O autor deste blogue tem uma concepção dialética da comunicação. Isto significa que, nestas matérias, qualquer exposição verbal nunca será definitiva. O discurso tanto poderá parecer excessivo como insuficiente, correto ou equivocado, consoante a perspetiva em que se encontra o leitor. A possibilidade de divergência na interpretação está sempre presente. Daí que talvez seja necessário reformular as afirmações, negar e reafirmar, etc., à semelhança de um ladrilhador que vai cortando e ajustando uma peça até ela encaixar perfeitamente no espaço a que pertence. Mas esta perfeição não significa a expressão perfeita mas sim a compreensão perfeita.

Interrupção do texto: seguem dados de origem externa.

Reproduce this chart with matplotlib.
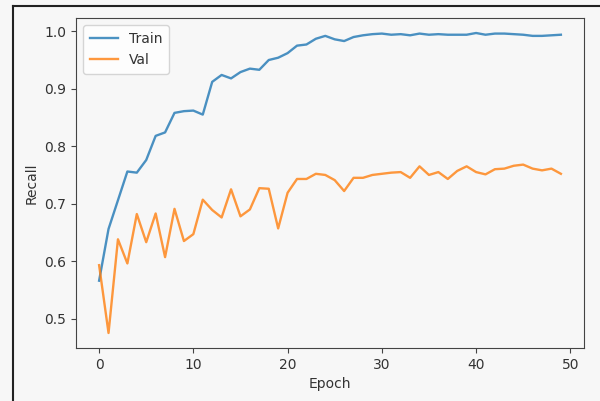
import matplotlib
matplotlib.use('Agg')
import matplotlib.pyplot as plt
from matplotlib.lines import Line2D

# recall per epoch
epochs = list(range(50))
train_recall = [0.566, 0.656, 0.706, 0.756, 0.754, 0.776, 0.818, 0.824, 0.858, 0.861,
                0.862, 0.855, 0.912, 0.924, 0.918, 0.929, 0.935, 0.933, 0.950, 0.954,
                0.962, 0.975, 0.977, 0.987, 0.992, 0.986, 0.983, 0.990, 0.993, 0.995,
                0.996, 0.994, 0.995, 0.993, 0.996, 0.994, 0.995, 0.994, 0.994, 0.994,
                0.997, 0.994, 0.996, 0.996, 0.995, 0.994, 0.992, 0.992, 0.993, 0.994]
val_recall = [0.593, 0.475, 0.638, 0.596, 0.682, 0.633, 0.683, 0.607, 0.691, 0.635,
              0.647, 0.707, 0.689, 0.676, 0.725, 0.678, 0.690, 0.727, 0.726, 0.657,
              0.719, 0.743, 0.743, 0.752, 0.750, 0.741, 0.722, 0.745, 0.745, 0.750,
              0.752, 0.754, 0.755, 0.745, 0.765, 0.750, 0.755, 0.743, 0.757, 0.765,
              0.755, 0.751, 0.760, 0.761, 0.766, 0.768, 0.761, 0.758, 0.761, 0.752]

bg = '#f7f7f7'
fig = plt.figure(figsize=(6.0, 4.01), dpi=100, facecolor=bg)
ax = fig.add_axes([0.1267, 0.1322, 0.8466, 0.8229])
ax.set_facecolor(bg)

# screenshot is a bit blurry, so soften the lines a little
ax.plot(epochs, train_recall, label='Train', lw=1.7, alpha=0.8)
ax.plot(epochs, val_recall, label='Val', lw=1.7, alpha=0.8)
ax.set_xlabel('Epoch', color='#333333')
ax.set_ylabel('Recall', color='#333333')
ax.tick_params(labelcolor='#333333', color='#444444')
leg = ax.legend(loc='upper left', borderpad=0.5)
for t in leg.get_texts():
    t.set_color('#333333')

for s in ax.spines.values():
    s.set_color('#444444')

# screenshot border (top and left)
fig.add_artist(Line2D([0.022, 1.0], [0.985, 0.985], transform=fig.transFigure,
                      color='#222222', lw=1.5))
fig.add_artist(Line2D([0.022, 0.022], [0.0, 0.985], transform=fig.transFigure,
                      color='#222222', lw=1.5))

fig.savefig('out.png', dpi=100, facecolor=bg)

Aquela compreensão que surge quando, depois de transcendidas as palavras e os símbolos, ambos os espíritos olham na mesma direção. Por isso nalguns círculos se privilegia tanto a relação com um mestre ou guru. No contacto direto existe a possibilidade imediata de corrigir erradas interpretações para que o buscador possa ser desviado dos erros e atitudes obstaculizantes. Todos nós conhecemos já a experiência da perplexidade, da dúvida e da contradição que surgem durante a leitura de um livro. Isto advém das próprias limitações das palavras e da comunicação verbal. Nesses momentos gostaríamos de poder interpelar o autor de forma a clarificar a questão que nos perturba. Na relação com um mestre ou guru, a possibilidade desta correção está imediatamente presente. Mas o autêntico guru é aquele que se torna dispensável. O verdadeiro mestre liberta, não prende. A verdadeira ajuda, como declarou Nisargadatta Maharaj, só pode ser aquela que te coloca além da necessidade de ajuda.

É desnecessário dizer que quaisquer comentários ou sugestões serão bem vindos e merecedores de toda a atenção por parte do autor.

Junto as minhas mãos numa grata saudação.